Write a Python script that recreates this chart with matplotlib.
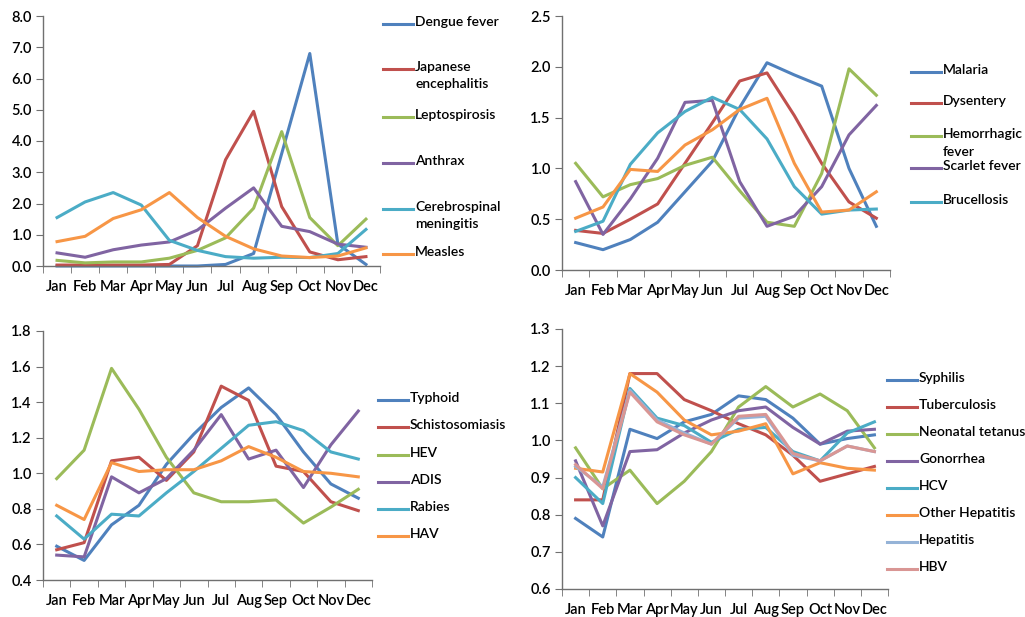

...

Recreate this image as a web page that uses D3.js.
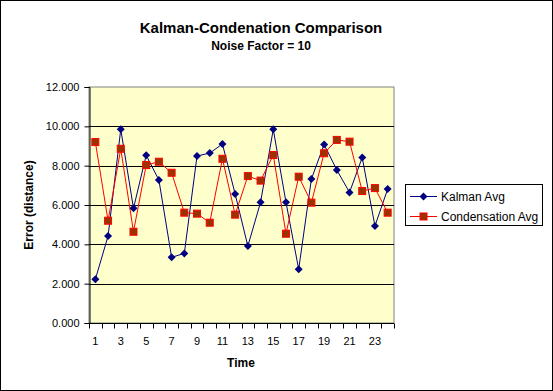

--

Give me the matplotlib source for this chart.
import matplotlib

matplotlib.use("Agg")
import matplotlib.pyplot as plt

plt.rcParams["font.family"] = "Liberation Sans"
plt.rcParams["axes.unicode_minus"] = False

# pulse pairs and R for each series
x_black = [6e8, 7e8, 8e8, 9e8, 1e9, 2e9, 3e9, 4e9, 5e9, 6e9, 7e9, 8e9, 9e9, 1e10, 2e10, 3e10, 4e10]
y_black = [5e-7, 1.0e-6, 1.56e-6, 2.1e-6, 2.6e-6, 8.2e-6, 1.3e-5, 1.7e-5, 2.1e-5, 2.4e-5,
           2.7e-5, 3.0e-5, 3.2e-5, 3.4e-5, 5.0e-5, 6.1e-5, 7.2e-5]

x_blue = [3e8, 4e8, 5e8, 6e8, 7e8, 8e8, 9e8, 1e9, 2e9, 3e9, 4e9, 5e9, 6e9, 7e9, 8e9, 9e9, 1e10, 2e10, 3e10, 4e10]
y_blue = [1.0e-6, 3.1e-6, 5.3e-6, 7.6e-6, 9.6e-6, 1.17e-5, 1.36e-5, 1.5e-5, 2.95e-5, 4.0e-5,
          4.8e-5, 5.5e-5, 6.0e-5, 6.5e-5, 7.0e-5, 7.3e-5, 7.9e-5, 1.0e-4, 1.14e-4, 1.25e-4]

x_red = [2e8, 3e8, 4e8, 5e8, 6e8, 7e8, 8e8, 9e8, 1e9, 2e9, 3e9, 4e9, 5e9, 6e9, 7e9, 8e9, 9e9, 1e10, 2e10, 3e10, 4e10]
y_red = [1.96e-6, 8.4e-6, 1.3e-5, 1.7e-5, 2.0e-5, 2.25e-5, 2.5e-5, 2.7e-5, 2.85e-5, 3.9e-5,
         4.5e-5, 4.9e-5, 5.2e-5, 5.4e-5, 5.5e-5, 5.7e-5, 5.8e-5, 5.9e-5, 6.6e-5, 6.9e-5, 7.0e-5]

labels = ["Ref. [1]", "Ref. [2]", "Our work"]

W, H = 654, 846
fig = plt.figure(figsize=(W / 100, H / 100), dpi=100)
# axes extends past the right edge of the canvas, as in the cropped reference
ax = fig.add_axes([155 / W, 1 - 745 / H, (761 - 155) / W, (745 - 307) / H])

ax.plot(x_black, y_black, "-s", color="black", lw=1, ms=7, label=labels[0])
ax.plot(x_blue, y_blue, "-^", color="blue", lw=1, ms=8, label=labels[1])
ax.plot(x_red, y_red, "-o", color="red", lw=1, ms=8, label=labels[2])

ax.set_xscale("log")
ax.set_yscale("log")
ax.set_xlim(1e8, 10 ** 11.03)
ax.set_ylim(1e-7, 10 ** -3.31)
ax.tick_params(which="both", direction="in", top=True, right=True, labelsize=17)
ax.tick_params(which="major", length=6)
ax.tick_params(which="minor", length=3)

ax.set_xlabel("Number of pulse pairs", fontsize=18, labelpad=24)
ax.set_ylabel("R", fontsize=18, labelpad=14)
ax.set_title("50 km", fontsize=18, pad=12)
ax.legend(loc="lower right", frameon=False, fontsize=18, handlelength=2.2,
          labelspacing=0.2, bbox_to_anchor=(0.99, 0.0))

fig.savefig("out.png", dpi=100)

_Your instructions_.
Look through the entries and return every line where "this" appears.

_Exercise solution_.
Write a Python script that recreates this chart with matplotlib.
Recreate this image as a web page that uses D3.js.
Give me the matplotlib source for this chart.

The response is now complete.